元:やっぱりパフォーマンスとかを見る時って何か意図があることを前提にして見ているから、その目の前の様子から意味をさがそうとしちゃうんですけど、今回の作品はそれを全て無視して意味のない会話が続いていくという。

コ:確かに意味を理解しようとするというか、多くの創作物を目の前にした時に「なんの話なんだろうか」「どういう関係性なんだろうか」とか物語を探してしまうっていう習性は、これだけ映画や小説に触れている人が多いと反射神経レベルで僕らの中で染み付いてしまっているのかもしれないですね。

06.会話から見えてくる輪郭

元:僕らが今回聞き取った会話って、僕らが面白い会話を探しながら聞き取ってるから、それが実際に発していた内容とは違って来ている可能性もありますよね。

コ:そうですね。今回パフォーマンス作品にも使われていた「ミッツラン」や「フラッフィー」って調べてもよくわからない単語だったりして、もう聞き取っている段階で現実から離れていっているのかもしれないですね。
  東側にある作品(聞き取った会話に考察を書き込んでいく「騒がしい輪郭シリーズ」)とかもそうで、書きこんていくことで、その会話をしている人たちの人間像を突き止めていっているように見せかけて、おそらく実際の事実からどんどん乖離していってる可能性の方が高いんですよね。
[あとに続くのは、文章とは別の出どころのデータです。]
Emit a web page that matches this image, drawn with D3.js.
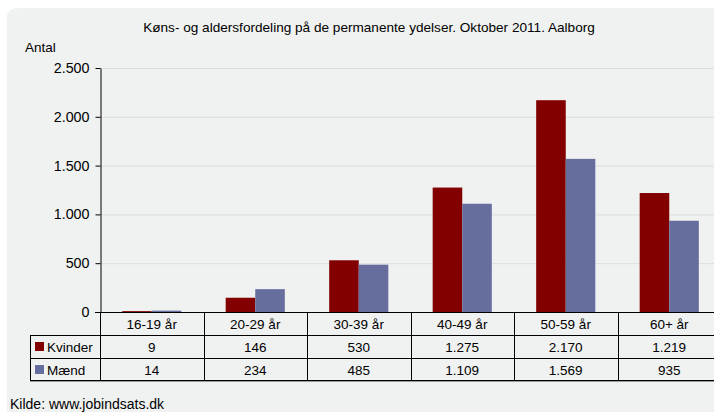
<!DOCTYPE html>
<html>
<head>
<meta charset="utf-8">
<script src="https://cdn.jsdelivr.net/npm/d3@7"></script>
<style>
  body { margin: 0; background: #fff; }
  svg { display: block; font-family: "Liberation Sans", Arial, sans-serif; }
</style>
</head>
<body>
<div id="chart"></div>
<script>
// data
let categories = ["16-19 år", "20-29 år", "30-39 år", "40-49 år", "50-59 år", "60+ år"];
let seriesNames = ["Kvinder", "Mænd"];
let kvinder = [9, 146, 530, 1275, 2170, 1219];
let maend = [14, 234, 485, 1109, 1569, 935];
let yTicks = [0, 500, 1000, 1500, 2000, 2500];
let colors = ["#830000", "#666e9e"];

let width = 714, height = 412;
let fmt = (v) => d3.format(",")(v).replace(/,/g, ".");

let svg = d3.select("#chart").append("svg")
    .attr("width", width)
    .attr("height", height);

// background panel
svg.append("path")
    .attr("d", "M7,18 Q7,8 17,8 L714,8 L714,412 L7,412 Z")
    .attr("fill", "#f0f2f1");

let x = d3.scaleBand()
    .domain(categories)
    .range([100, 721]);

let xInner = d3.scaleBand()
    .domain(seriesNames)
    .range([0, x.bandwidth()])
    .paddingOuter(0.75)
    .paddingInner(0);

let y = d3.scaleLinear()
    .domain([0, 2500])
    .range([312, 68]);

// title
svg.append("text")
    .attr("x", 369).attr("y", 32)
    .attr("text-anchor", "middle")
    .attr("font-size", 13.6)
    .text("Køns- og aldersfordeling på de permanente ydelser. Oktober 2011. Aalborg");

svg.append("text")
    .attr("x", 25).attr("y", 52)
    .attr("font-size", 13.5)
    .text("Antal");

// gridlines
svg.append("g")
    .selectAll("line")
    .data(yTicks.filter((d)=>d > 0))
    .enter().append("line")
    .attr("x1", 100).attr("x2", width)
    .attr("y1", (d)=>y(d) + 0.5).attr("y2", (d)=>y(d) + 0.5)
    .attr("stroke", "#dcdcdc");

// y axis
let yAxis = svg.append("g")
    .attr("transform", "translate(100.5,0)")
    .call(d3.axisLeft(y).tickValues(yTicks).tickFormat(fmt).tickSize(5).tickSizeOuter(0));
yAxis.attr("font-family", null);
yAxis.select(".domain").attr("stroke", "#000");
yAxis.selectAll("text").attr("font-size", 14.3).attr("fill", "#000").attr("x", -11);

// bars
let series = [kvinder, maend];
let groups = svg.append("g")
    .selectAll("g")
    .data(series)
    .enter().append("g")
    .attr("fill", (d, i)=>colors[i]);

groups.selectAll("rect")
    .data((d, i)=>d.map((v, j)=>({v: v, cat: categories[j], s: seriesNames[i]})))
    .enter().append("rect")
    .attr("x", (d)=>x(d.cat) + xInner(d.s))
    .attr("width", xInner.bandwidth())
    .attr("y", (d)=>y(d.v))
    .attr("height", (d)=>y(0) - y(d.v));

// zero line
svg.append("line")
    .attr("x1", 95).attr("x2", width)
    .attr("y1", 312.5).attr("y2", 312.5)
    .attr("stroke", "#000");

// data table
let rowTop = [312, 335, 358, 380];
let table = svg.append("g");

// horizontal lines
rowTop.slice(1).forEach((r)=>{
    table.append("line")
        .attr("x1", 30).attr("x2", width)
        .attr("y1", r + 0.5).attr("y2", r + 0.5)
        .attr("stroke", "#000");
});
table.append("line")
    .attr("x1", 30).attr("x2", width)
    .attr("y1", rowTop[3] + 1.5).attr("y2", rowTop[3] + 1.5)
    .attr("stroke", "#999");

// vertical lines
table.selectAll("line.v")
    .data(categories)
    .enter().append("line")
    .attr("class", "v")
    .attr("x1", (d)=>Math.round(x(d)) + 0.5).attr("x2", (d)=>Math.round(x(d)) + 0.5)
    .attr("y1", rowTop[0]).attr("y2", rowTop[3])
    .attr("stroke", "#000");
table.append("line")
    .attr("x1", 30.5).attr("x2", 30.5)
    .attr("y1", rowTop[1]).attr("y2", rowTop[3])
    .attr("stroke", "#000");

// header labels
table.selectAll("text.cat")
    .data(categories)
    .enter().append("text")
    .attr("class", "cat")
    .attr("x", (d)=>x(d) + x.bandwidth() / 2)
    .attr("y", rowTop[0] + 17)
    .attr("text-anchor", "middle")
    .attr("font-size", 13.5)
    .text((d)=>d);

// rows
series.forEach((vals, i)=>{
    let base = rowTop[i + 1];
    table.append("rect")
        .attr("x", 35).attr("y", base + 7)
        .attr("width", 9).attr("height", 9)
        .attr("fill", colors[i]);
    table.append("text")
        .attr("x", 47).attr("y", base + 17)
        .attr("font-size", 13.5)
        .text(seriesNames[i]);
    table.selectAll("text.r" + i)
        .data(vals)
        .enter().append("text")
        .attr("class", "r" + i)
        .attr("x", (d, j)=>x(categories[j]) + x.bandwidth() / 2)
        .attr("y", base + 17)
        .attr("text-anchor", "middle")
        .attr("font-size", 13.5)
        .text((d)=>fmt(d));
});

svg.append("text")
    .attr("x", 10).attr("y", 409)
    .attr("font-size", 14)
    .text("Kilde: www.jobindsats.dk");
</script>
</body>
</html>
元:この作品はやっぱり会話をしている人たちのことを知っていくというよりも、この考察をしているコニシ君自身の人格も強く見えているような気もしますね。

コ:確かに、この作品を見てるとコニシ君に説教されているような気分になるっていっていましたね(笑)

元:そうなんです(笑)
  でもこれの会話に対してコニシ君が書いているなという実感というか、こういうことを考えてこういう言葉を書いているコニシ君自身の輪郭を辿っていくことにもなる。そんな展示になっていると思います。

コ:おお、なんだかうまく着地したような空気になりましたし、このあたりで今回のトークイベントは閉めて置きましょうか(笑)

元:なんか終了の合図のベルみたいな、チーンってならすやつ欲しいですね。

コ:明日、買いにいきましょう。